The hope is that patients will also become good consumers, always choosing the best options whether it's a doctor, hospital, or an insurance policy. The danger is that if they don't, and things go wrong, they will be blamed for the bad outcomes. An ethicist I heard speak recently was troubled by all the emphasis on health care choice which she called simplistic market rhetoric. The emphasis on choice blames the victim for not reading the fine print when they have made a wrong one, she said.
That brings me to the problem of Medicare Advantage plans and the apparent wrong decisions millions of seniors are making. The Centers for Medicare and Medicaid Services (CMS), which runs the Medicare program, rates Medicare Advantage plans using a star system'the more the better. The stars supposedly offer clues about plan quality including whether plan members get timely screenings and vaccinations and how how quickly they respond to complaints. But a consulting firm, Avalere Health, did a little study and found that seniors choosing Medicare Advantage plans pick the ones with fewer stars, not more. Avalere said that nearly 50 percent of Medicare beneficiaries chose plans that merited only two or three stars. The number may be higher. CMS says that seniors pick plans based on costs and their ability to see a doctor they like, not ratings.
As someone who helped invent health plan ratings in a previous job, I've come to agree with that assessment, and that raises the fundamental question of how useful all these stars and bars are in the first place. To find out, I did a quick survey of the Medicare Advantage plans that are available in Manhattan where I live. There are 103 choices, way too many for the average senior to wade through and make an intelligent decision. Most people would throw up their hands and ask their best friends or run for the nearest insurance agent to help narrow the choices. That solution presents other problems which I will explore in later posts.
But if seniors decide to examine the ratings, they still may make their decisions based on price and the plan's network of doctors. To use the quality ratings, they'd first have to decide which rating factors were most important to them'screening tests, chronic care management, how the plan responds to complaints, how responsive it is when members need care. That's tough. If you've already had timely screenings, why do you care how good the plan is at making sure other people get them? The way plan representatives talk to customers on the phone may be important.

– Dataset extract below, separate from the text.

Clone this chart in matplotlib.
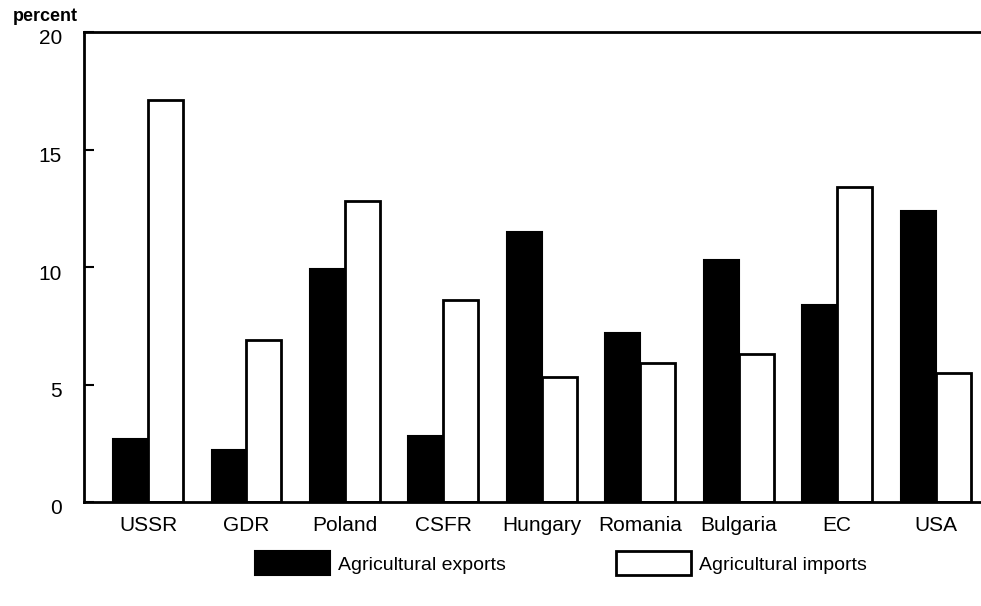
import matplotlib
matplotlib.use("Agg")
import matplotlib.pyplot as plt
import matplotlib.transforms as mtransforms
from matplotlib.patches import Patch
import numpy as np

categories = ["USSR", "GDR", "Poland", "CSFR", "Hungary", "Romania", "Bulgaria", "EC", "USA"]
exports = [2.7, 2.2, 9.9, 2.8, 11.5, 7.2, 10.3, 8.4, 12.4]
imports = [17.1, 6.9, 12.8, 8.6, 5.3, 5.9, 6.3, 13.4, 5.5]
yticks = [0, 5, 10, 15, 20]

plt.rcParams['font.family'] = ['Liberation Sans', 'DejaVu Sans']

fig = plt.figure(figsize=(9.81, 6.06), dpi=100)
ax = fig.add_axes([84/981, 104/606, 1 - 84/981, (503-33)/606])

x = np.arange(len(categories))
w = 0.355
ax.bar(x - w/2, exports, width=w, color='black', edgecolor='black', linewidth=1.5,
       label='Agricultural exports')
ax.bar(x + w/2, imports, width=w, color='white', edgecolor='black', linewidth=2,
       label='Agricultural imports')

ax.set_xlim(-0.65, 8.46)
ax.set_ylim(0, 20)
ax.set_yticks(yticks)
ax.set_yticklabels([str(v) for v in yticks])
ax.set_xticks(x)
ax.set_xticklabels(categories)

for s in ['left', 'bottom', 'top']:
    ax.spines[s].set_linewidth(2)
ax.spines['right'].set_visible(False)

ax.tick_params(axis='y', direction='in', length=7, width=1.5, pad=16, labelsize=15)
ax.tick_params(axis='x', length=0, pad=10, labelsize=15)
off = mtransforms.ScaledTranslation(0, -5/100, fig.dpi_scale_trans)
for lab in ax.get_yticklabels():
    lab.set_transform(lab.get_transform() + off)

fig.text(13/981, 1 - 21/606, "percent", fontsize=13, fontweight='bold', ha='left', va='baseline')

handles = [Patch(facecolor='black', edgecolor='black', linewidth=1.5, label='Agricultural exports'),
           Patch(facecolor='white', edgecolor='black', linewidth=2, label='Agricultural imports')]
fs = 14
em = fs * 100 / 72
leg = fig.legend(handles=handles, loc='upper left',
                 bbox_to_anchor=(255/981, 1 - 551/606), ncol=2,
                 frameon=False, fontsize=fs, handlelength=75/em, handleheight=30/em,
                 columnspacing=110/em, handletextpad=8/em, borderpad=0, borderaxespad=0)

fig.savefig("out.png", dpi=100)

Once you make those decisions and start inspecting the stars, you run smack into another problem. Many of the plans have the same ratings. Looking at the stars that summarize all of the quality dimensions, I find that Aetna's standard plan HMO rates three stars but so does its value plan HMO. So does GHI's PPO II and Healthfirst's 65 Plus Plan HMO. And how much better are these plans than the Fidelis Medicare Advantage Part B Reduction HMO-POS, or for that matter, Aetna's standard plan PPO? They merit three and a half stars. Then there are a slew of plans for which there is too little information to rate.' That would turn a shopper off right there.
In sum, there are a lot of problems with Medicare's ratings and seniors know that. CMS says it is going to reassess them, and there will be updated info out in the fall. Down the road the better plans will get bonus payments from the government. That, too, raises another question. Will the plans really be that good, or will they simply be teaching to the test?